**WRITTEN REQUEST:**
Your task is to reproduce, verbatim and without pictures, the lines from the opening of the listing through the line containing "horas = list(range(1, 25))".

--*--

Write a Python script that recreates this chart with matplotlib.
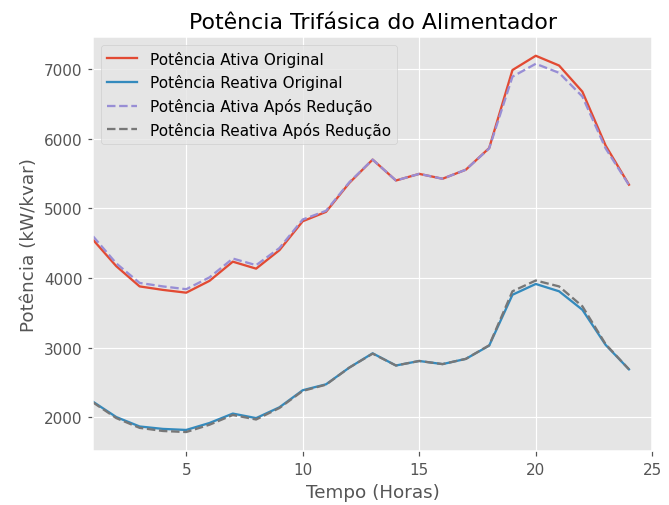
import matplotlib
matplotlib.use('Agg')
import matplotlib.pyplot as plt

plt.style.use('ggplot')

# horas do dia
horas = list(range(1, 25))

# potencias originais (kW / kvar)
p_ativa = [4550, 4170, 3880, 3830, 3790, 3960, 4235, 4135, 4400, 4815, 4950, 5365,
           5700, 5400, 5495, 5425, 5555, 5865, 6985, 7190, 7050, 6675, 5900, 5340]
p_reativa = [2225, 2005, 1870, 1835, 1820, 1920, 2055, 1990, 2145, 2390, 2475, 2715,
             2920, 2745, 2810, 2765, 2840, 3030, 3760, 3915, 3810, 3545, 3040, 2690]

# potencias apos reducao
p_ativa_red = [4600, 4210, 3930, 3880, 3840, 4010, 4280, 4185, 4430, 4840, 4965, 5375,
               5700, 5400, 5495, 5425, 5555, 5860, 6890, 7075, 6945, 6605, 5860, 5335]
p_reativa_red = [2215, 1990, 1850, 1805, 1790, 1895, 2035, 1970, 2135, 2380, 2470, 2715,
                 2915, 2745, 2810, 2765, 2840, 3035, 3810, 3965, 3880, 3595, 3050, 2690]

dpi = 110
fig, ax = plt.subplots(figsize=(669 / dpi, 506 / dpi), dpi=dpi)
fig.subplots_adjust(left=0.139, right=0.975, top=0.925, bottom=0.107)

ax.plot(horas, p_ativa, label='Potência Ativa Original')
ax.plot(horas, p_reativa, label='Potência Reativa Original')
ax.plot(horas, p_ativa_red, '--', label='Potência Ativa Após Redução')
ax.plot(horas, p_reativa_red, '--', label='Potência Reativa Após Redução')

ax.set_xlim(1, 25)
ax.set_title('Potência Trifásica do Alimentador')
ax.set_xlabel('Tempo (Horas)')
ax.set_ylabel('Potência (kW/kvar)')
ax.legend(loc='upper left')

fig.savefig('out.png', dpi=dpi)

--*--

**PROBLEM SOLUTION:**
Write a Python script that recreates this chart with matplotlib.
import matplotlib
matplotlib.use('Agg')
import matplotlib.pyplot as plt

plt.style.use('ggplot')

# horas do dia
horas = list(range(1, 25))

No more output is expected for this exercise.